Radar fixing against charted objects — ranges and bearings to charted landmarks, buoys, and coastal features provide a GNSS-independent position that can be plotted directly on the ECDIS or paper chart. In confined waters or near a coastline, this is the most reliable and immediately available alternative fix source
Visual observation and lookout — a dedicated lookout becomes critical during a spoofing event. Visual bearings to fixed objects, light characteristics, and traffic in the vicinity all provide independent data points that can be used to validate or contradict the displayed position
Dead reckoning — using last known reliable position, logged heading, speed, and elapsed time to project forward a best-estimate position. While accuracy degrades over time, dead reckoning provides a continuous position reference when all other sources are compromised
Continuous cross-checking between systems — no single input should be trusted in isolation. Depth soundings against charted depths, radar contacts against AIS, visual observations against the plotted position — safe navigation during a spoofing event depends on treating every system as a single vote, not a definitive answer
Safe navigation depends on verifying position and traffic through multiple independent inputs. The vessel that maintains that discipline, even under normal conditions, is significantly better positioned to detect and manage a spoofing event when it occurs. But procedural vigilance alone has its limits — in high-traffic areas, restricted waters, or during periods of reduced visibility, the workload of manual cross-checking can quickly exceed what a watchkeeper can sustain.

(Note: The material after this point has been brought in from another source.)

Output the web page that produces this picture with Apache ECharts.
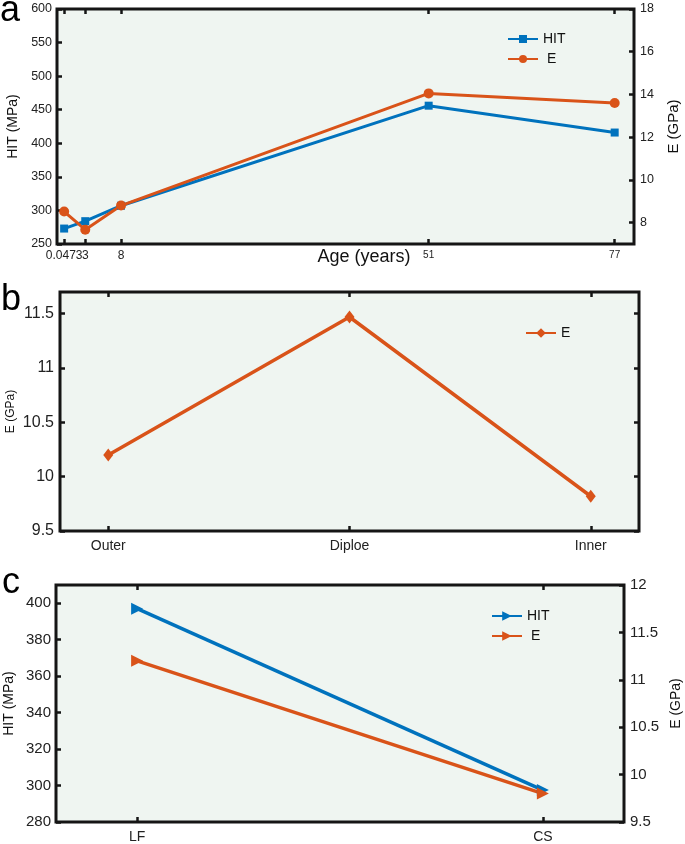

This is where layered safety systems become critical. Technology that operates independently of the GNSS feed, continues tracking surrounding traffic, and alerts the bridge to spoofing in real time provides the additional layer that procedural methods cannot.
How Orca AI supports navigation under GPS spoofing
When GNSS data is compromised, decision-making depends on the quality of independent information available to the watchkeeper. Orca AI provides that independent layer — operating entirely outside the GNSS feed and continuing to function when onboard positioning data cannot be trusted.
Detects spoofing and alerts vessels entering affected areas — Orca AI identifies spoofing by detecting inconsistencies between GPS inputs and other onboard navigation sensors. Data is processed and validated in the cloud, and once confirmed, an immediate alert is issued to the vessel via Co-Captain, notifying the bridge that GPS signal may be unreliable and prompting the system to switch to visual detection mode
Continues detecting and tracking surrounding vessels based on visual detection — the Orca AI SeaPod digital watchkeeper detects and classifies all target types without relying on AIS signals or GPS data. Situational awareness of surrounding traffic is maintained independently of the compromised GNSS feed, giving the watchkeeper a reliable picture of the vessel’s actual environment
Sends alerts to shore teams for fleet monitoring and support — spoofing alerts are surfaced automatically in FleetView, allowing operations teams ashore to monitor affected vessels in real time, support the bridge, and adapt fleet operations during the disruption
Sends alerts to vessels on the same route for early identification — spoofing alerts are shared through Co-Captain with nearby Orca AI-equipped vessels approaching the area, using the last verified position rather than manipulated coordinates.